>> start

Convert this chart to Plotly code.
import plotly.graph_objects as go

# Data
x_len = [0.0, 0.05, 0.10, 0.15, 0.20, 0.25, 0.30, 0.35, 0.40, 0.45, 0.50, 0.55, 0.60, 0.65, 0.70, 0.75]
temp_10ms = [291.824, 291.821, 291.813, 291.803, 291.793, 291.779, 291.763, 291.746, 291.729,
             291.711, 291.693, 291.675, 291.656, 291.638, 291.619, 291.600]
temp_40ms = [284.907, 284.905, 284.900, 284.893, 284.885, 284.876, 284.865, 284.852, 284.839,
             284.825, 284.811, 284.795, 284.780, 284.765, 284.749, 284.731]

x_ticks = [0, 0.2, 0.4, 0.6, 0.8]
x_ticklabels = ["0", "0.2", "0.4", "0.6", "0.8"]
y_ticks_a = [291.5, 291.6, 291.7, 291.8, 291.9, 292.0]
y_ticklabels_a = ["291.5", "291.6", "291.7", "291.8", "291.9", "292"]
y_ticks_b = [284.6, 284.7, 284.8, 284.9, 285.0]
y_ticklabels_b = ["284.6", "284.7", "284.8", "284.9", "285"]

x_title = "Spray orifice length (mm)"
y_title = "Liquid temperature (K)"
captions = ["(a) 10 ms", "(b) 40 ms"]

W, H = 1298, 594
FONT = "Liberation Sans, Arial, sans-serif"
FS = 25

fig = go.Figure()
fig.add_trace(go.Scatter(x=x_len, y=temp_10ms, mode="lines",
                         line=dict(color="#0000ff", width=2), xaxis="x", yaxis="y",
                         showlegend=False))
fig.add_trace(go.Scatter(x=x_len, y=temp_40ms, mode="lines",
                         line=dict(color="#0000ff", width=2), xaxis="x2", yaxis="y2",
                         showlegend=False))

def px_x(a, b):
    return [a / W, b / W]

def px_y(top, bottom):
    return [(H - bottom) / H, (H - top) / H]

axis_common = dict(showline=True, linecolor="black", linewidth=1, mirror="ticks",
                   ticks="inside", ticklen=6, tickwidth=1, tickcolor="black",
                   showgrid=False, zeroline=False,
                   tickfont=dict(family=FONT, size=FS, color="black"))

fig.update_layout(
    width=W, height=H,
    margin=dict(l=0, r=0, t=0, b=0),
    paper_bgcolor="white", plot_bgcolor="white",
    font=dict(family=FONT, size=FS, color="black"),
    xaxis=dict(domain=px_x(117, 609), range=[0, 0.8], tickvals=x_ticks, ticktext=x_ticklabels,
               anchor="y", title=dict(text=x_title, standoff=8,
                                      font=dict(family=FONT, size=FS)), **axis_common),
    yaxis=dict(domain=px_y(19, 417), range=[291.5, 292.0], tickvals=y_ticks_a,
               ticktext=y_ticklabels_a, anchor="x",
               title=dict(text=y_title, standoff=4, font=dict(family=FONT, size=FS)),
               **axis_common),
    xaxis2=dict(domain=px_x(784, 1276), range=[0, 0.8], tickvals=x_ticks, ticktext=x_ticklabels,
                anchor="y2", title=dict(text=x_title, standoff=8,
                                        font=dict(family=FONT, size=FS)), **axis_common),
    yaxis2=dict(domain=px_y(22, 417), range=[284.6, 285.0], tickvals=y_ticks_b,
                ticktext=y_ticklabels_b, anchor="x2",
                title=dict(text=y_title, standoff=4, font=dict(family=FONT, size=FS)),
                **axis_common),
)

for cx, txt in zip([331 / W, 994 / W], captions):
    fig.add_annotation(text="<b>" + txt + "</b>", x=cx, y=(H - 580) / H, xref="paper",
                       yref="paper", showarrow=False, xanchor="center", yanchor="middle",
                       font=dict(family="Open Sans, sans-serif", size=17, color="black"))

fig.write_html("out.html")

>> end

What is expected » Begin with the first line of the listing and copy exactly through the line that contains "import plotly.graph_objects as go", please, keeping both ends and leaving out everything after.

Answer for this exercise »
Convert this chart to Plotly code.
import plotly.graph_objects as go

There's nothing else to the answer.